Exhausted, starved, and fearing more death and destruction, the Palestinian inhabitants of Acre and Baysan finally surrendered in a matter of days only to be loaded by Jewish soldiers at gunpoint onto trucks that drove them to their future refugee camps. By the end of the war most major Palestinian cities had become totally or almost totally empty of their Arab inhabitants.
By the spring of 1949, Israel had conquered up to 80 percent of historic Palestine. It expelled 800,000 Palestinians, or 75 percent of the native Arab population, from their homeland, turning them into refugees and preventing them from coming back at the end of the war. The founding fathers had finally succeeded in securing a Jewish state with a Jewish majority. Some 660,000 Jews imposed military rule on 150,000 Arabs who dug in and didn’t flee. The rest of the Palestinians were dispersed as refugees in the remaining 20 percent of their own country or in neighboring Arab states—made to live as refugees for the following sixty years. Today, they number over six million.
Setting the record straight
Pappé makes a couple of critical points. First, he explains that the Arab resistance to the Zionist efforts of ethnic cleansing was actually quite weak. While Ben-Gurion, in public speeches, delivered fiery public warnings against a “second Holocaust,” he expressed utter confidence in private meetings that the nascent state of Israel would crush all Arab armies and resisters.
This confidence was based on his knowledge that Jewish troops outnumbered and out-gunned all the Arab armies combined. In addition, the Soviet Union allowed Czechoslovakia to supply the Jewish side with new tanks and air power while Britain formed an embargo on arms sales to the Arabs.
Pappé shows that the majority of the Palestinians, especially villagers, never fully comprehended the gravity of the Zionist threat in 1948. They had no idea that the Zionist project meant not to exploit them but to expel them. Indeed, in the early months of 1948, many were going on with their lives, even planning future harvests.
Second, Pappé demonstrated that Benny Morris was wrong to claim that the expulsion started after the Arab armies entered Palestine on May 15, 1948. He uses the same archives that Morris looked at to show massacres and expulsions beginning and spreading as early as December 1947.
The price: The future
Like all Israelis who dare to tell the true story of what happened, Pappé was ostracized. He received death threats and was forced out of his job as a distinguished senior lecturer at the University of Haifa last summer. Citing an atmosphere of hate and bigotry, he decided to accept a job at Exeter University in England.

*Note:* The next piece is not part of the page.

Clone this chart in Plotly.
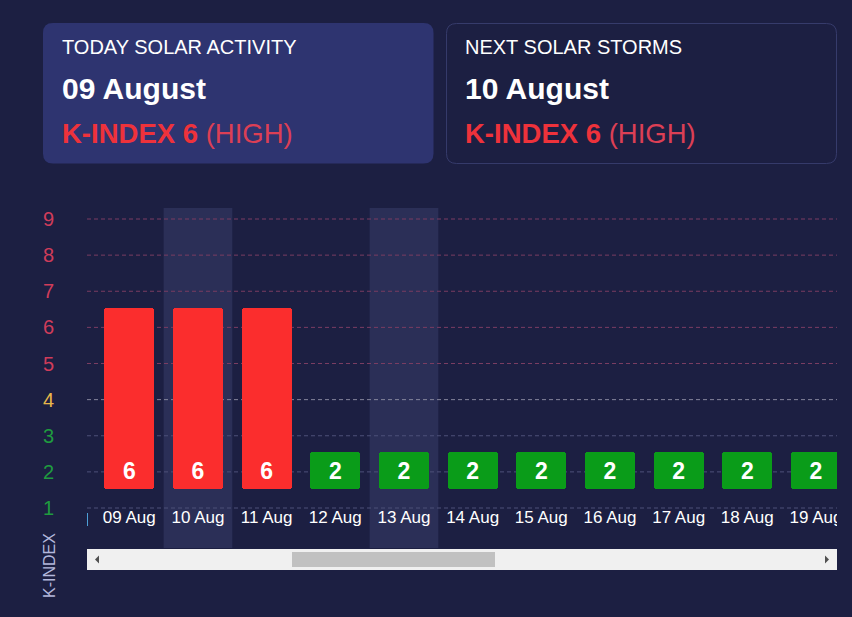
import plotly.graph_objects as go

# ---- data ----
dates = ["09 Aug", "10 Aug", "11 Aug", "12 Aug", "13 Aug", "14 Aug",
         "15 Aug", "16 Aug", "17 Aug", "18 Aug", "19 Aug"]
kindex = [6, 6, 6, 2, 2, 2, 2, 2, 2, 2, 2]
highlighted = ["10 Aug", "13 Aug"]
y_ticks = [1, 2, 3, 4, 5, 6, 7, 8, 9]

today_title = "TODAY SOLAR ACTIVITY"
today_date = "09 August"
today_k = 6
next_title = "NEXT SOLAR STORMS"
next_date = "10 August"
next_k = 6
level_word = "(HIGH)"

# ---- styling ----
W, H = 852, 617
BG = "#1c1f42"
FONT = "Liberation Sans, Arial, sans-serif"
RED = "#fb2d2d"
GREEN = "#0a9c19"


def px(x):
    return x / W


def py(y):
    return 1 - y / H


def bar_color(v):
    return RED if v >= 5 else GREEN


def tick_color(v):
    if v >= 5:
        return "#d03c5a"
    if v == 4:
        return "#e6b64a"
    return "#1f9b3f"


def grid_color(v):
    if v >= 5:
        return "#7a3d62"
    if v == 4:
        return "#85859c"
    return "#4d5179"


def rrect(x0, y0, x1, y1, r):
    X = lambda v: f"{px(v):.5f}"
    Y = lambda v: f"{py(v):.5f}"
    return (f"M {X(x0 + r)},{Y(y0)} L {X(x1 - r)},{Y(y0)} Q {X(x1)},{Y(y0)} {X(x1)},{Y(y0 + r)} "
            f"L {X(x1)},{Y(y1 - r)} Q {X(x1)},{Y(y1)} {X(x1 - r)},{Y(y1)} "
            f"L {X(x0 + r)},{Y(y1)} Q {X(x0)},{Y(y1)} {X(x0)},{Y(y1 - r)} "
            f"L {X(x0)},{Y(y0 + r)} Q {X(x0)},{Y(y0)} {X(x0 + r)},{Y(y0)} Z")


BAR_BASE = 1.53
BAR_EXTRA = 0.55

fig = go.Figure()
fig.add_trace(go.Bar(
    x=dates,
    y=[v + BAR_EXTRA - BAR_BASE for v in kindex],
    base=BAR_BASE,
    width=0.728,
    marker=dict(color=[bar_color(v) for v in kindex], cornerradius=3, line=dict(width=0)),
    hoverinfo="skip",
))
fig.add_trace(go.Scatter(
    x=dates, y=[1.97] * len(dates), mode="text",
    text=[f"<b>{v}</b>" for v in kindex],
    textfont=dict(family=FONT, size=23, color="white"),
    hoverinfo="skip",
))
fig.add_trace(go.Scatter(
    x=dates, y=[0.695] * len(dates), mode="text",
    text=dates,
    textfont=dict(family=FONT, size=17, color="white"),
    hoverinfo="skip",
))

shapes = []
# highlighted columns
for d in highlighted:
    i = dates.index(d)
    shapes.append(dict(type="rect", xref="x", yref="y domain", x0=i - 0.5, x1=i + 0.5,
                       y0=0, y1=1, fillcolor="#2b2f57", line=dict(width=0), layer="below"))
# grid lines
for v in y_ticks:
    shapes.append(dict(type="line", xref="x domain", yref="y", x0=0, x1=1, y0=v, y1=v,
                       line=dict(color=grid_color(v), width=1, dash="4px,3px"), layer="below"))
# cards
shapes.append(dict(type="path", xref="paper", yref="paper", path=rrect(43, 23, 433.5, 163.5, 10),
                   fillcolor="#2e3470", line=dict(width=0), layer="below"))
shapes.append(dict(type="path", xref="paper", yref="paper", path=rrect(446.5, 23.5, 836.5, 163.5, 10),
                   fillcolor=BG, line=dict(width=1, color="#363b6b"), layer="below"))
# small tick at axis start
shapes.append(dict(type="line", xref="paper", yref="paper", x0=px(87.5), x1=px(87.5), y0=py(513), y1=py(526),
                   line=dict(color="#4d9fd6", width=1)))
# scrollbar
shapes.append(dict(type="rect", xref="paper", yref="paper", x0=px(87), x1=px(837), y0=py(570), y1=py(549),
                   fillcolor="#f0f0f0", line=dict(width=0)))
shapes.append(dict(type="rect", xref="paper", yref="paper", x0=px(292), x1=px(495), y0=py(567), y1=py(552),
                   fillcolor="#c1c1c1", line=dict(width=0)))
shapes.append(dict(type="path", xref="paper", yref="paper",
                   path=f"M {px(95):.5f},{py(559.5):.5f} L {px(99):.5f},{py(555.5):.5f} L {px(99):.5f},{py(563.5):.5f} Z",
                   fillcolor="#505050", line=dict(width=0)))
shapes.append(dict(type="path", xref="paper", yref="paper",
                   path=f"M {px(829):.5f},{py(559.5):.5f} L {px(825):.5f},{py(555.5):.5f} L {px(825):.5f},{py(563.5):.5f} Z",
                   fillcolor="#505050", line=dict(width=0)))

annotations = []


def card_text(x, title, date, k):
    annotations.append(dict(xref="paper", yref="paper", x=px(x), y=py(47), xanchor="left", yanchor="middle",
                            text=title, showarrow=False, font=dict(family=FONT, size=20, color="white")))
    annotations.append(dict(xref="paper", yref="paper", x=px(x), y=py(88), xanchor="left", yanchor="middle",
                            text=f"<b>{date}</b>", showarrow=False, font=dict(family=FONT, size=30, color="white")))
    annotations.append(dict(xref="paper", yref="paper", x=px(x), y=py(133), xanchor="left", yanchor="middle",
                            text=f"<b>K-INDEX {k}</b> <span style='color:#dc3f55'>{level_word}</span>",
                            showarrow=False, font=dict(family=FONT, size=27.5, color="#ee323b")))


card_text(60, today_title, today_date, today_k)
card_text(463, next_title, next_date, next_k)

annotations.append(dict(xref="paper", yref="paper", x=px(49), y=py(566), xanchor="center", yanchor="middle",
                        text="K-INDEX", textangle=-90, showarrow=False,
                        font=dict(family=FONT, size=16, color="#b3b7dc")))

fig.update_layout(
    width=W, height=H,
    margin=dict(l=0, r=0, t=0, b=0),
    paper_bgcolor=BG, plot_bgcolor="rgba(0,0,0,0)",
    showlegend=False,
    shapes=shapes,
    annotations=annotations,
    bargap=0,
    xaxis=dict(domain=[px(87), px(837)], range=[-0.616, 10.306], type="category",
               showticklabels=False, showgrid=False, zeroline=False, showline=False,
               fixedrange=True, automargin=False),
    yaxis=dict(domain=[py(548), py(208)], range=[1 - 40 / 36.125, 9 + 11 / 36.125],
               tickvals=y_ticks,
               ticktext=[f"<span style='color:{tick_color(v)}'>{v}</span>" for v in y_ticks],
               tickfont=dict(family=FONT, size=20),
               ticklabelstandoff=32,
               showgrid=False, zeroline=False, showline=False, fixedrange=True, automargin=False),
)

fig.write_html("out.html")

There, he continues to argue that Israel must admit its historic crime in order to begin the process of reconciliation. He also argues that the state of Israel is racist to the core and must be democratized and purged of hate. The first step towards democratization is eliminating the Jewish character of the state, allowing all Palestinian refugees to return, and establishing total equality between Arabs and Jews in Palestine.
He is full of hope that this future is possible through the Palestinian struggle for national liberation. Pappé likens the resistance to Palestine’s olive trees, a national symbol of pride. Israelis keep trying to destroy them by planting pine trees over them, but the olive trees keep growing back.